David Weinberger spends much time in the early chapters of his book, Too Big To Know, speaking about changes in expertise coming from ‘networks of knowledge’ created by the internet. While he makes a compelling case for some positive outcomes of the internet’s ability to connections of crowds, long-term accumulation of information, diversity of participants, clusters of individuals, and ability to utilize networks at various levels of scale, I question whether his use of the term expertise is accurate, useful, or meaningful. The idea suggested by the Latin origin of ‘expert’ as one who tries does seem to incorporate two important points made by Weinberger. First, that it is the “quality of one’s participation,” rather than one’s rank that makes someone an expert via digital networks. Second, like Weinberger’s example of the individual who discovered a means of dealing with the Exxon Valdez spill even though oil was not his area of knowledge, his creative attempt/try developed the means to actually deal with the problem—that is, to guide action.

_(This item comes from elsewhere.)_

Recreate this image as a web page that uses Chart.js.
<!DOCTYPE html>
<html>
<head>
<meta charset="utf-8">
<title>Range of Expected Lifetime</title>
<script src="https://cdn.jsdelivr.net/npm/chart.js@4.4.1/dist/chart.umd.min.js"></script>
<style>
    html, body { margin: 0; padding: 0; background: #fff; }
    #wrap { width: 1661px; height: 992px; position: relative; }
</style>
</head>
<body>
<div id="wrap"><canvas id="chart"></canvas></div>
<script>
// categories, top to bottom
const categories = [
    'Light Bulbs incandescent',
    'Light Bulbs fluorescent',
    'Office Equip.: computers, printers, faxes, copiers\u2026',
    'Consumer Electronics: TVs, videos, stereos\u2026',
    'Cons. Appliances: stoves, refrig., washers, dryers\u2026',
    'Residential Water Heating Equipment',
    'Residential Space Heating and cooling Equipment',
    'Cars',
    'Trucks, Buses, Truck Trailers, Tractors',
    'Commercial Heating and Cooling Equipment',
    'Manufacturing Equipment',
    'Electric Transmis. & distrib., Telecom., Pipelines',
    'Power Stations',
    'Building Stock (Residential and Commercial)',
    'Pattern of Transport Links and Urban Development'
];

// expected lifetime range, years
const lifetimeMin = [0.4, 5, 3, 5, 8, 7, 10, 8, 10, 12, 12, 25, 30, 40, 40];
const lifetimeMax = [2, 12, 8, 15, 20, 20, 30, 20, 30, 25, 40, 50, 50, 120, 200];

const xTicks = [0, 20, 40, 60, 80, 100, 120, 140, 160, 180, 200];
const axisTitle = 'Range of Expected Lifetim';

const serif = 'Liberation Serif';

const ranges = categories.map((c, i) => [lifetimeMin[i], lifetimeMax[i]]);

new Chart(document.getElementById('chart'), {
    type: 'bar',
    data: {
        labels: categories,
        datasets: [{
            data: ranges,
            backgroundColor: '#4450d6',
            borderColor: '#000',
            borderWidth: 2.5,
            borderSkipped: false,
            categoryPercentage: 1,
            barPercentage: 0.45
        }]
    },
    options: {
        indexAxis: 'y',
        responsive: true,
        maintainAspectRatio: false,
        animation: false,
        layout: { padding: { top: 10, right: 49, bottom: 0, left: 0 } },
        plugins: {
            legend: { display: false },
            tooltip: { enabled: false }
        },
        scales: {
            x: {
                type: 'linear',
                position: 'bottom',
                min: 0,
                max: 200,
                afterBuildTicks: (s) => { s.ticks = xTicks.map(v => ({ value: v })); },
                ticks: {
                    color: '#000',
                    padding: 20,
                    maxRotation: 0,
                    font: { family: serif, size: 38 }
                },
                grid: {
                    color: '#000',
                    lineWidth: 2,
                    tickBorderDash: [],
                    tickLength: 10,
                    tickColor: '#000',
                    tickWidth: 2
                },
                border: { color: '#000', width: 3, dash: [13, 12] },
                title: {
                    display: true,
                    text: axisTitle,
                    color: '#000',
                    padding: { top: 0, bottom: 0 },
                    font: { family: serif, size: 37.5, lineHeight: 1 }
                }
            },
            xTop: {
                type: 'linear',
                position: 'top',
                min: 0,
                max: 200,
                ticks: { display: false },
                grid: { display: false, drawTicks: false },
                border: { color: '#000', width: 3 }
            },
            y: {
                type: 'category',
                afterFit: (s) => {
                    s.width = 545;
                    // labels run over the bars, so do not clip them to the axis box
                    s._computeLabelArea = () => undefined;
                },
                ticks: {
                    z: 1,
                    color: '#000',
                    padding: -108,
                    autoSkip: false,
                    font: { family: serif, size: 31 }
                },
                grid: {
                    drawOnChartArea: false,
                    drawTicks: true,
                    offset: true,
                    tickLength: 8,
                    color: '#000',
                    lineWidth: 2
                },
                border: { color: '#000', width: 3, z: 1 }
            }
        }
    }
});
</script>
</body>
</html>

However, regardless of their worth, the types of instances that Weinberger presents as examples of expertise strike me as lacking something key. They seem to present positive support for the idea that groups that are open to creativity and to interdisciplinarity allow for dynamic moments of analogizing from a discipline or thought that exists outside of the question at hand. However, this is clearly not the same as having a deep understanding of a particular discipline. Why is distinguishing between expertise, creativity, and interdisciplinarity important, particularly within the study of history?
Consider the introduction to Tosh’s Chapter Five, “Using the sources,” in The Pursuit of History. Tosh states that there is a difference between the “source critic” and the “historian.” This difference sheds light on the difference between an internet expert and a more traditional type of expert and the reasons that I believe internet expertise is overrated. The source critic looks very closely at the source materials, and while the historian starts out at the same level, he or she goes beyond this to contextualize the materials within a particular era related to the materials. Historians, qua experts, must be able to analyze what is in a record, what is left out, and also, often, to uncover assumptions behind the material.

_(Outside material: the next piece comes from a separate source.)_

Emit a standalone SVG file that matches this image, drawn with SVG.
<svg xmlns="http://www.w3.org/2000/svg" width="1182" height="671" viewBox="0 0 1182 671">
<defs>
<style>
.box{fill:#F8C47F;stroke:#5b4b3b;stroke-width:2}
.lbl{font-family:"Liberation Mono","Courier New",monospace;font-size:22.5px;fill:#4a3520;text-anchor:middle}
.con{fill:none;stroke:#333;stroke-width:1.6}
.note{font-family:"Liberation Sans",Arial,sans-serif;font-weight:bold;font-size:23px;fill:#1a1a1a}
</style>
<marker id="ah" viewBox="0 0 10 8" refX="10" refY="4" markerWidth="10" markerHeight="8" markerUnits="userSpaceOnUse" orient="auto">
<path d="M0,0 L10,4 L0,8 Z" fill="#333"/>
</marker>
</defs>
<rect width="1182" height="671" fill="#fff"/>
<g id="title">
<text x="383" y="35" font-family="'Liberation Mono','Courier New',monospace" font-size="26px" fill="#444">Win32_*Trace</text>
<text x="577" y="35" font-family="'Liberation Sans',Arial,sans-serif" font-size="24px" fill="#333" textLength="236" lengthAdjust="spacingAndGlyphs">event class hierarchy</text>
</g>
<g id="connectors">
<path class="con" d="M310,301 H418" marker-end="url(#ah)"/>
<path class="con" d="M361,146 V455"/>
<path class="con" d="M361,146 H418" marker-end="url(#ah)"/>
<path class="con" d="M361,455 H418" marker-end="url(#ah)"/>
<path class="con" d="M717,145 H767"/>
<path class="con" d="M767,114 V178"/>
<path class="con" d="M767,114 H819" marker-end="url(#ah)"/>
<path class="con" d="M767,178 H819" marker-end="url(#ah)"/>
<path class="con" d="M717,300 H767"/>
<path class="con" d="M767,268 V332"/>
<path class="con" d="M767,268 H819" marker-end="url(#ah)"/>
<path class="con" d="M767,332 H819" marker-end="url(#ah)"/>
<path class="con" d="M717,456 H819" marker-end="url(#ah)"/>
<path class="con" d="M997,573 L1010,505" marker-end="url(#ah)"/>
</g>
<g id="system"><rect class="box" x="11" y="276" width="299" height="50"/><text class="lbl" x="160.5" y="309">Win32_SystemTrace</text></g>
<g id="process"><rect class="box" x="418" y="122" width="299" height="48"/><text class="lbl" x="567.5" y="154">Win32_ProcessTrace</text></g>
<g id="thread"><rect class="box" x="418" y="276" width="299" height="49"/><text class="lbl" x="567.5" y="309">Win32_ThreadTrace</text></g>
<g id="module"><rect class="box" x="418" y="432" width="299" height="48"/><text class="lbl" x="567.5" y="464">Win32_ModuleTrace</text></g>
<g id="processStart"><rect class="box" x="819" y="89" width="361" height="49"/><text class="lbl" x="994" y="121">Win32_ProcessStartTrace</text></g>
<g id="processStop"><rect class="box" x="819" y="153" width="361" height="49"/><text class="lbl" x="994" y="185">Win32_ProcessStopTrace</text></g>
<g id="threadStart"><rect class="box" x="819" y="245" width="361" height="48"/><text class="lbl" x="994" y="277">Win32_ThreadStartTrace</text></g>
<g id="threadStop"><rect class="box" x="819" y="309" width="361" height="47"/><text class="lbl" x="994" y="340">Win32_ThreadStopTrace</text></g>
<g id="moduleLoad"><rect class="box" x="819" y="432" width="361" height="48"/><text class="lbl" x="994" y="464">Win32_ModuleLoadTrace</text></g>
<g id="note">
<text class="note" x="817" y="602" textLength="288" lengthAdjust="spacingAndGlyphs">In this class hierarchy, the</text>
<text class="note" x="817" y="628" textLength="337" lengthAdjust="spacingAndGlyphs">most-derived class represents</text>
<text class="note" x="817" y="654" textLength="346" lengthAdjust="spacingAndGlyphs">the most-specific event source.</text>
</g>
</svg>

It seems to me that while there is multi-directional responsiveness via digital networking, most of it is completely decontextualized, therefore, is very superficial, as well as hardly what one could call expertise. Instead, it appears to resemble the Surrealist process, exquisite corpse.
“Exquisite corpse, also known as exquisite cadaver (from the original French term cadavre exquis) or rotating corpse, is a method by which a collection of words or images is collectively assembled. Each collaborator adds to a composition in sequence, either by following a rule (e.g. “The adjective noun adverb verb the adjective noun,” as in “The green duck sweetly sang the dreadful dirge”) or by being allowed to see only the end of what the previous person contributed” (http://en.wikipedia.org/wiki/Exquisite_corpse ).

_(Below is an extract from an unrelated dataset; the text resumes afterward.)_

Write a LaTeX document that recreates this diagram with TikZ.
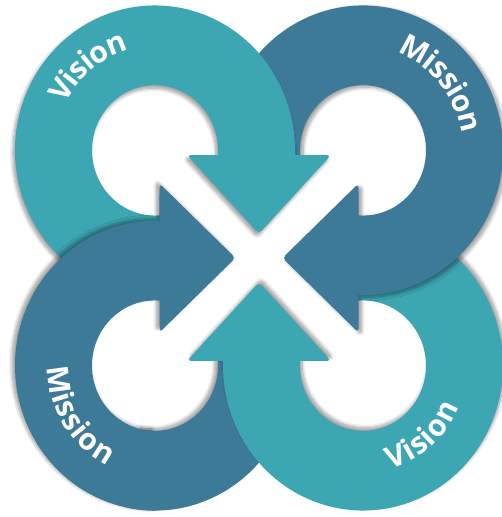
\documentclass[tikz,border=0pt]{standalone}
\usepackage{fontspec}
\setmainfont{Open Sans}
\usetikzlibrary{shadows.blur,decorations.text}
\definecolor{ringteal}{RGB}{60,166,179}
\definecolor{ringblue}{RGB}{61,122,152}
\newcommand\lblfmt{\fontsize{30}{36}\selectfont\bfseries\color{white}}
\tikzset{
  ringpiece/.style 2 args={blur shadow={shadow xshift=#1, shadow yshift=#2, shadow blur radius=3.5pt, shadow blur steps=8, shadow opacity=40}},
  ringlabel/.style={decorate, decoration={text along path, text align=center, raise=-8pt, text={|\lblfmt|#1}}},
}
\begin{document}
\begin{tikzpicture}[x=1pt,y=1pt]
\useasboundingbox (0,0) rectangle (502,517);
\begin{scope}[shift={(259,259)}, yscale=1.035]
  % BL tail (under BR head)
  \begin{scope}[rotate=90]
    \fill[ringblue, ringpiece={-3pt}{2pt}] (-104,104) ++(280:140) arc[start angle=280, end angle=170, radius=140] -- ++(170:-77) arc[start angle=170, end angle=280, radius=63] -- cycle;
  \end{scope}
  % BR full
  \begin{scope}[rotate=180]
    \fill[ringteal, ringpiece={2pt}{3pt}] (-104,104) ++(280:140) arc[start angle=280, end angle=-1.84, radius=140] [rounded corners=4pt] -- (72,99.5) -- (0,23.5) -- (-72,99.5) [sharp corners] -- (-41.16,99.5) arc[start angle=-4.1, end angle=280, radius=63] -- cycle;
  \end{scope}
  % TR full
  \begin{scope}[rotate=-90]
    \fill[ringblue, ringpiece={3pt}{-2pt}] (-104,104) ++(280:140) arc[start angle=280, end angle=-1.84, radius=140] [rounded corners=4pt] -- (72,99.5) -- (0,23.5) -- (-72,99.5) [sharp corners] -- (-41.16,99.5) arc[start angle=-4.1, end angle=280, radius=63] -- cycle;
  \end{scope}
  % TL full
  \begin{scope}[rotate=0]
    \fill[ringteal, ringpiece={-2pt}{-3pt}] (-104,104) ++(280:140) arc[start angle=280, end angle=-1.84, radius=140] [rounded corners=4pt] -- (72,99.5) -- (0,23.5) -- (-72,99.5) [sharp corners] -- (-41.16,99.5) arc[start angle=-4.1, end angle=280, radius=63] -- cycle;
  \end{scope}
  % BL head
  \begin{scope}[rotate=90]
    \fill[ringblue, ringpiece={-3pt}{2pt}] (-244,104) arc[start angle=180, end angle=-1.84, radius=140] [rounded corners=4pt] -- (72,99.5) -- (0,23.5) -- (-72,99.5) [sharp corners] -- (-41.16,99.5) arc[start angle=-4.1, end angle=180, radius=63] -- cycle;
    % seam patch (no shadow) hiding the join of the two BL pieces
    \fill[ringblue] (-104,104) ++(175:139.6) arc[start angle=175, end angle=200, radius=139.6] -- ++(200:-76.2) arc[start angle=200, end angle=175, radius=63.4] -- cycle;
  \end{scope}
  % labels
  \path[ringlabel=Vision] (-104,104) ++(179:108) arc[start angle=179, end angle=79, radius=108];
  \path[ringlabel=Mission] (104,104) ++(90:108) arc[start angle=90, end angle=-10, radius=108];
  \path[ringlabel=Mission] (-104,-104) ++(162.5:100) arc[start angle=162.5, end angle=262.5, radius=100];
  \path[ringlabel=Vision] (104,-104) ++(-99:96) arc[start angle=-99, end angle=1, radius=96];
\end{scope}
\end{tikzpicture}
\end{document}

While these collaborations could be quite fascinating, they lacked a certain deliberateness that an expert, such as a contextualizing historian could provide. What Weinberger’s first four chapters make me hope is that the inclusiveness of networks—the fact that they base inclusion on quality of participation—outweighs the lack of contextualized knowledge about an issue. Additionally, while this inclusiveness can lead to lively interactions, it also removes all parameters constituting a group…not always a good thing. There may be times when studying Heidegger with anyone who wants to say anything about it may be like trying to lull a baby to sleep at a bar. There are reasons, after all, why different rooms in the world have different uses—sometimes we don’t all fit in one.

2 thoughts on “On Expertise”

  1. It is difficult to see how the internet can provide us with expertise, since anyone can comment on anything and there is no way to examine their background. However, the collaborative efforts mentioned by Weinberger do attain their goals. In the case of the concrete expert, he was an expert in a different field of the people trying to solve the Exxon disaster. If we assume that the scientists, trying to find a solution to clean up the oil trapped on the bottom of the ocean,are experts in their respective fields, then we need a different kind of expertise, in this case a concrete expert. Without using a large network the solution may never have been proposed. There are benefits to using a large network to collaborate on a topic , but it is not without faults. I would like to think the benefits outweigh the concerns. Once again thanks for making me think of a topic from a perspective I never would have thought about pursuing.